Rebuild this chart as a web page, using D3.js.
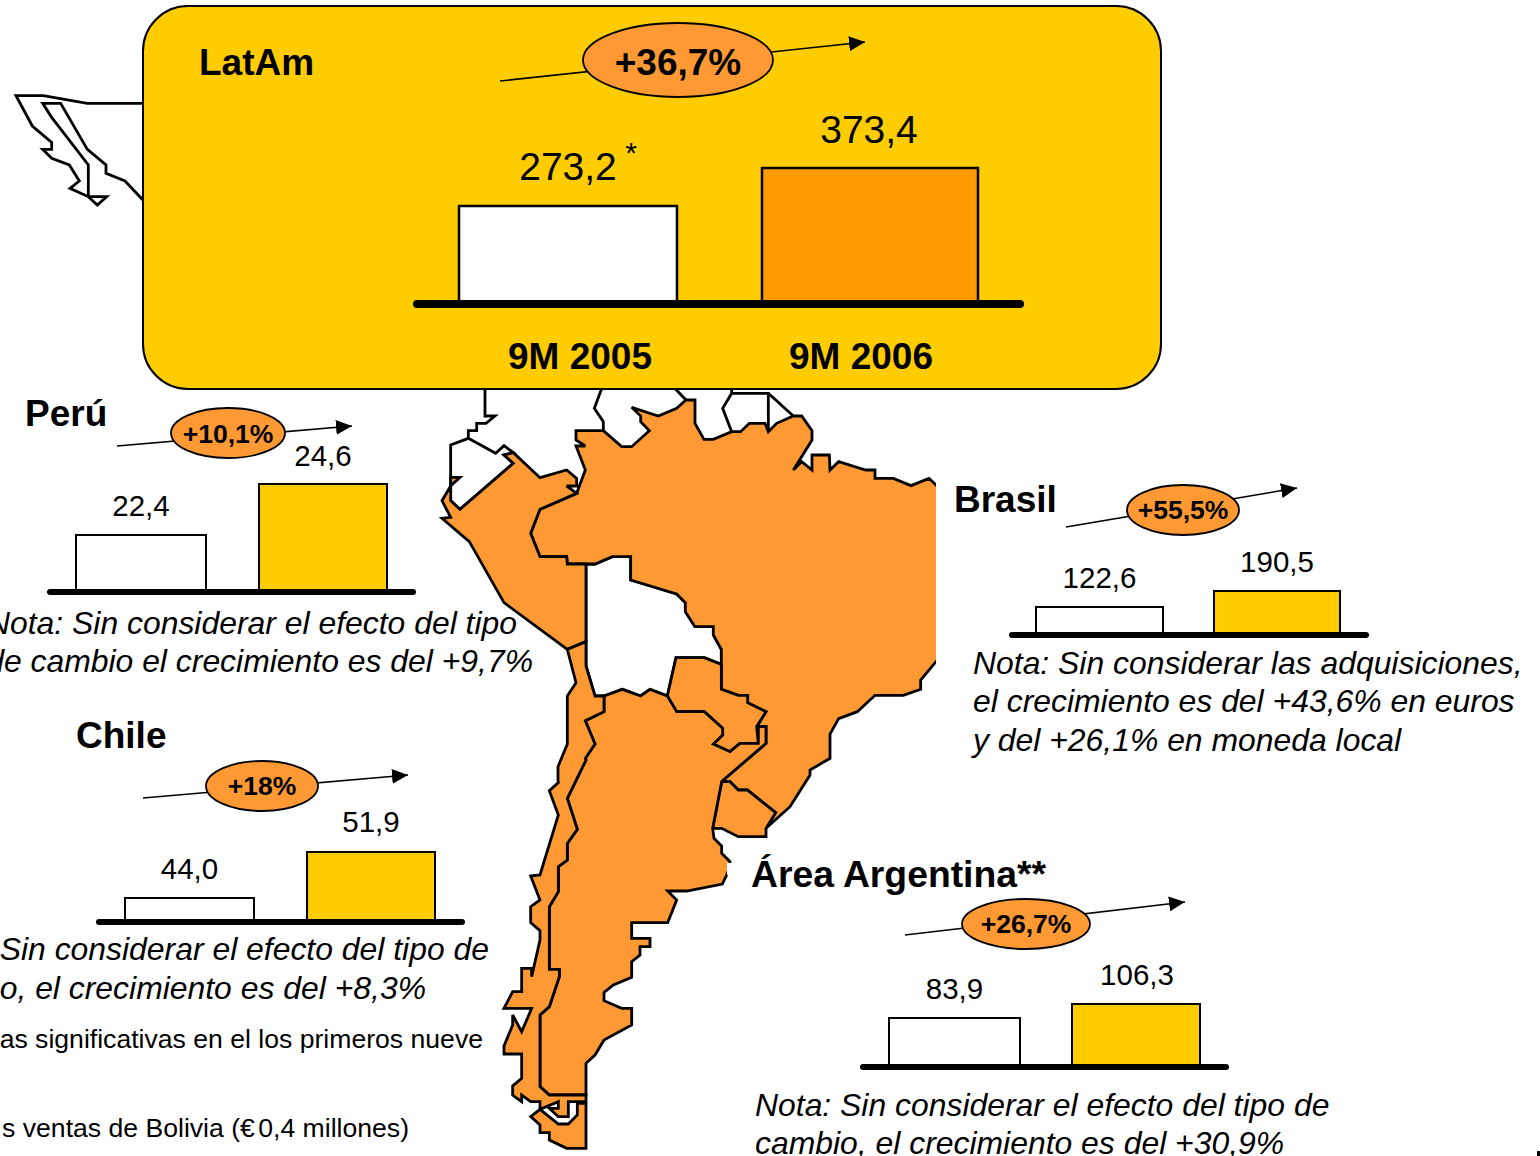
<!DOCTYPE html>
<html><head><meta charset="utf-8">
<script src="https://cdn.jsdelivr.net/npm/d3@7"></script>
<style>html,body{margin:0;padding:0;background:#fff;overflow:hidden}svg{display:block;font-family:"Liberation Sans",Arial,sans-serif}</style>
</head><body><svg id="c" width="1540" height="1156"></svg>
<script>
// ---- data ----
const periods = ["9M 2005", "9M 2006"];
const latamValues = [273.2, 373.4];
const peruValues = [22.4, 24.6];
const chileValues = [44.0, 51.9];
const brasilValues = [122.6, 190.5];
const argentinaValues = [83.9, 106.3];
const growthLabels = {latam:"+36,7%", peru:"+10,1%", chile:"+18%", brasil:"+55,5%", argentina:"+26,7%"};
const fmt = v => d3.format(".1f")(v).replace(".", ",");

// ---- map outlines, in crop coordinates of the traced regions ----
const A = p => p.map(([x,y]) => [430 + x/3, 380 + y/3]);   // north
const B = p => p.map(([x,y]) => [490 + x/3, 760 + y/3]);   // south
const M = p => p.map(([x,y]) => [x/3, 80 + y/3]);          // Mexico
const brasilShape = [...A([[520,152],[438,152],[438,180],[466,198],[438,198],[466,270],[440,340],[330,388],[302,460],[330,530],[410,530],[412,552],[495,552],[547,530],[602,530],[602,600],[740,642],[766,668],[766,695],[795,740],[850,740],[850,765],[874,808],[874,928],[925,946],[953,946],[953,968],[1008,995],[980,1040],[1008,1040],[1008,1090],[880,1200]]),
  ...B([[695,65],[720,65],[745,90],[772,90],[857,158],[828,205],[900,140]]),
  ...A([[1140,1185],[1140,1170],[1200,1135],[1200,1062],[1226,1016],[1282,995],[1335,946],[1420,946],[1472,928],[1472,900],[1518,845],[1600,760],[1600,400],[1518,315],[1497,295],[1443,317],[1390,295],[1335,295],[1335,270],[1307,270],[1226,245],[1200,270],[1198,225],[1146,225],[1146,270],[1115,245],[1090,270],[1146,180],[1146,152],[1115,108],[1090,108],[1040,130],[1015,155],[1005,130],[958,130],[932,155],[905,155],[850,178],[822,178],[795,130],[795,60],[768,60],[740,85],[685,108],[605,82],[632,108],[632,125],[658,152],[605,200],[575,200]])];
const peruShape = A([[250,250],[222,225],[250,218],[330,293],[410,270],[440,295],[440,318],[410,318],[440,340],[330,388],[302,460],[330,530],[410,530],[412,552],[468,552],[468,785],[412,808],[222,668],[118,485],[36,415],[62,412],[36,362],[62,318],[90,292],[62,292],[62,362],[90,388]]);
const ecuadorShape = A([[115,175],[197,220],[222,197],[250,218],[222,225],[250,250],[90,388],[62,362],[62,195]]);
const boliviaShape = A([[468,552],[495,552],[547,530],[602,530],[602,600],[740,642],[766,668],[766,695],[795,740],[850,740],[850,765],[874,808],[874,853],[823,833],[738,833],[712,948],[660,928],[632,948],[577,928],[522,948],[495,948],[468,858]]);
const paraguayShape = A([[738,833],[823,833],[874,853],[874,928],[925,946],[953,946],[953,968],[1008,995],[980,1040],[985,1090],[930,1090],[900,1115],[850,1092],[878,1065],[878,1045],[823,995],[740,995],[712,948]]);
const uruguayShape = B([[695,65],[720,65],[745,90],[772,90],[857,158],[828,205],[828,230],[745,230],[695,205],[668,205]]);
const chileShape = [...A([[468,785],[412,808],[438,908],[412,948],[412,1092],[384,1160],[384,1200]]),
  ...B([[205,68],[178,92],[205,165],[150,345],[122,348],[150,420],[122,440],[122,488],[150,512],[150,540],[125,650],[125,625],[95,625],[95,695],[68,695],[42,745],[125,745],[95,815],[68,765],[68,795],[42,858],[42,882],[95,882],[95,955],[68,978],[68,1005],[95,1025],[95,1005],[122,1025],[150,1025],[150,1048],[205,1025],[205,1045],[178,1045],[205,1070],[235,1070],[235,1025],[288,1025],[288,1005],[178,1005],[150,980],[150,765],[178,740],[208,650],[208,628],[178,628],[178,440],[205,395],[205,320],[232,300],[232,250],[262,208],[232,115],[288,0]]),
  ...A([[466,1135],[495,1092],[466,1022],[522,995],[522,948],[495,948],[468,858]])];
const argentinaShape = [...A([[522,948],[577,928],[632,948],[660,928],[712,948],[740,995],[823,995],[878,1045],[878,1065],[850,1092],[900,1115],[930,1090],[985,1090],[985,1040],[1008,1040],[1008,1090],[880,1200]]),
  ...B([[695,65],[668,205],[672,235],[695,258],[695,280],[720,305],[720,320],[710,345],[697,372],[590,393],[533,393],[560,420],[533,488],[425,488],[425,535],[480,535],[480,560],[450,560],[450,585],[425,605],[425,652],[370,675],[342,697],[342,722],[395,745],[425,745],[425,795],[342,840],[315,885],[288,910],[288,1005],[178,1005],[150,980],[150,765],[178,740],[208,650],[208,628],[178,628],[178,440],[205,395],[205,320],[232,300],[232,250],[262,208],[232,115],[288,0]]),
  ...A([[466,1135],[495,1092],[466,1022],[522,995]])];
const fuegoShape = B([[150,1048],[122,1070],[150,1095],[150,1118],[178,1118],[178,1140],[230,1165],[288,1165],[288,1030],[262,1030],[262,1065],[235,1092],[205,1092]]);
const borderLines = [
  A([[165,20],[165,108],[195,108],[168,130],[140,130],[140,152],[115,152],[115,175]]),
  A([[517,20],[493,85],[520,125],[520,152]]),
  A([[730,20],[768,60]]),
  A([[905,20],[905,40],[878,85],[905,155]]),
  A([[905,40],[1015,40],[1015,155]]),
  A([[1015,40],[1090,108]]),
  M([[440,70],[262,70],[130,47],[48,47],[97,138],[155,187],[155,208],[128,208],[155,235],[208,255],[238,303],[210,325],[265,350],[320,350],[292,375],[265,350],[265,255],[155,112],[128,70],[182,70],[262,208],[318,255],[318,280],[375,303],[440,372]])
];

// ---- layout ----
const svg = d3.select("#c");
const orange = "#FF9933", yellow = "#FFCC00";
const defs = svg.append("defs");
defs.append("marker").attr("id","ah").attr("viewBox","0 0 16 15").attr("refX",16).attr("refY",7.5)
  .attr("markerUnits","userSpaceOnUse").attr("markerWidth",16).attr("markerHeight",15).attr("orient","auto")
  .append("path").attr("d","M0,0L16,7.5L0,15Z").attr("fill","#000");
defs.append("clipPath").attr("id","mapClip").append("rect").attr("x",0).attr("y",0).attr("width",936).attr("height",1156);

const map = svg.append("g").attr("clip-path","url(#mapClip)").attr("stroke","#000").attr("stroke-width",2.8).attr("stroke-linejoin","miter").attr("stroke-miterlimit",3);
const line = d3.line();
[[ecuadorShape,"#fff"],[boliviaShape,"#fff"],[brasilShape,orange],[peruShape,orange],[paraguayShape,orange],[uruguayShape,orange],[argentinaShape,orange],[chileShape,orange],[fuegoShape,orange]]
  .forEach(([s,f]) => map.append("path").attr("d", line(s)+"Z").attr("fill",f));
borderLines.forEach(s => map.append("path").attr("d", line(s)).attr("fill","none"));
svg.append("rect").attr("x",727).attr("y",863).attr("width",24).attr("height",12).attr("fill","#fff");

svg.append("rect").attr("x",143).attr("y",6).attr("width",1018).attr("height",383).attr("rx",45).attr("ry",45)
  .attr("fill",yellow).attr("stroke","#000").attr("stroke-width",2);

function text(x,y,s,size,o={}){
  return svg.append("text").attr("x",x).attr("y",y).attr("font-size",size).attr("fill","#000")
    .attr("font-weight",o.b?"bold":"normal").attr("font-style",o.i?"italic":"normal")
    .attr("text-anchor",o.a||"start").text(s);
}
function panel(values, cfg){
  const y = d3.scaleLinear().domain(values).range(cfg.tops);
  const cols = [cfg.fillA, cfg.fillB];
  cfg.xs.forEach((xr,i)=>{
    svg.append("rect").attr("x",xr[0]).attr("width",xr[1]-xr[0]).attr("y",y(values[i])).attr("height",cfg.base-y(values[i]))
      .attr("fill",cols[i]).attr("stroke","#000").attr("stroke-width",cfg.barStroke||2);
    text((xr[0]+xr[1])/2 + cfg.labelDx[i], y(values[i]) + cfg.labelDy[i], fmt(values[i]), cfg.labelSize, {a:"middle"});
  });
  const h = cfg.axisH||6;
  svg.append("rect").attr("x",cfg.axis[0]).attr("width",cfg.axis[1]-cfg.axis[0]).attr("y",cfg.base+2-h/2).attr("height",h)
    .attr("rx",h/2).attr("fill","#000");
  const a=cfg.arrow;
  svg.append("line").attr("x1",a[0]).attr("y1",a[1]).attr("x2",a[2]).attr("y2",a[3]).attr("stroke","#000").attr("stroke-width",1.6).attr("marker-end","url(#ah)");
  const e=cfg.ell;
  svg.append("ellipse").attr("cx",e[0]).attr("cy",e[1]).attr("rx",e[2]).attr("ry",e[3]).attr("fill",orange).attr("stroke","#000").attr("stroke-width",1.8);
  text(e[0],e[1]+cfg.gDy,cfg.growth,cfg.gSize,{b:true,a:"middle"});
}
panel(latamValues,{xs:[[459,677],[762,978]],tops:[206,168],base:302,axis:[413,1024],axisH:8,barStroke:2.5,fillA:"#fff",fillB:"#FF9900",labelDx:[0,-1],labelDy:[-26,-25],labelSize:39,arrow:[500,81,865,42],ell:[678,60,95,37],growth:growthLabels.latam,gSize:37,gDy:15});
panel(peruValues,{xs:[[76,206],[259,387]],tops:[535,484],base:590,axis:[47,416],fillA:"#fff",fillB:yellow,labelDx:[0,0],labelDy:[-19,-18],labelSize:29.5,arrow:[117,446,352,426],ell:[228,433,57,25],growth:growthLabels.peru,gSize:26.5,gDy:9.5});
panel(chileValues,{xs:[[125,254],[307,435]],tops:[898,852],base:920,axis:[96,465],fillA:"#fff",fillB:yellow,labelDx:[0,0],labelDy:[-19,-20],labelSize:29.5,arrow:[143,798,408,775],ell:[262,786,56,25],growth:growthLabels.chile,gSize:26.5,gDy:9});
panel(brasilValues,{xs:[[1036,1163],[1214,1340]],tops:[607,591],base:633,axis:[1009,1369],fillA:"#fff",fillB:yellow,labelDx:[0,0],labelDy:[-19,-19],labelSize:29.5,arrow:[1066,527,1297,488],ell:[1183,510,56,25],growth:growthLabels.brasil,gSize:26.5,gDy:9});
panel(argentinaValues,{xs:[[889,1020],[1072,1200]],tops:[1018,1004],base:1065,axis:[860,1229],fillA:"#fff",fillB:yellow,labelDx:[0,1],labelDy:[-19,-19],labelSize:29.5,arrow:[905,935,1185,902],ell:[1026,924,64,25],growth:growthLabels.argentina,gSize:26.5,gDy:9});

text(199,75,"LatAm",37,{b:true});
text(631,163,"*",30,{a:"middle"});
text(580,369,periods[0],37,{b:true,a:"middle"});
text(861,369,periods[1],37,{b:true,a:"middle"});
text(25,426,"Perú",37,{b:true});
text(76,748,"Chile",37,{b:true});
text(954,512,"Brasil",37,{b:true});
text(751,887,"Área Argentina**",37.3,{b:true});

const noteSize=31.9;
text(517,634,"Nota: Sin considerar el efecto del tipo",noteSize,{i:true,a:"end"});
text(533,672,"de cambio el crecimiento es del +9,7%",noteSize,{i:true,a:"end"});
text(973,674,"Nota: Sin considerar las adquisiciones,",noteSize,{i:true});
text(973,712,"el crecimiento es del +43,6% en euros",noteSize,{i:true});
text(973,751,"y del +26,1% en moneda local",noteSize,{i:true});
text(489,960,"Sin considerar el efecto del tipo de",noteSize,{i:true,a:"end"});
text(426,999,"o, el crecimiento es del +8,3%",noteSize,{i:true,a:"end"});
text(755,1116,"Nota: Sin considerar el efecto del tipo de",noteSize,{i:true});
text(755,1154,"cambio, el crecimiento es del +30,9%",noteSize,{i:true});
text(483,1048,"tas significativas en el los primeros nueve",26.6,{a:"end"});
const boliviaNote = text(409,1137,"s ventas de Bolivia (€ ",26.6,{a:"end"});
boliviaNote.append("tspan").attr("dx",-4).text("0,4 millones)");
svg.append("rect").attr("x",1537).attr("y",1151).attr("width",3).attr("height",5).attr("fill","#000");
</script></body></html>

——

Pictures are excluded: retype only the lines from the beginning of the listing above through the line with "const fmt = v", both included.

Task output:
Rebuild this chart as a web page, using D3.js.
<!DOCTYPE html>
<html><head><meta charset="utf-8">
<script src="https://cdn.jsdelivr.net/npm/d3@7"></script>
<style>html,body{margin:0;padding:0;background:#fff;overflow:hidden}svg{display:block;font-family:"Liberation Sans",Arial,sans-serif}</style>
</head><body><svg id="c" width="1540" height="1156"></svg>
<script>
// ---- data ----
const periods = ["9M 2005", "9M 2006"];
const latamValues = [273.2, 373.4];
const peruValues = [22.4, 24.6];
const chileValues = [44.0, 51.9];
const brasilValues = [122.6, 190.5];
const argentinaValues = [83.9, 106.3];
const growthLabels = {latam:"+36,7%", peru:"+10,1%", chile:"+18%", brasil:"+55,5%", argentina:"+26,7%"};
const fmt = v => d3.format(".1f")(v).replace(".", ",");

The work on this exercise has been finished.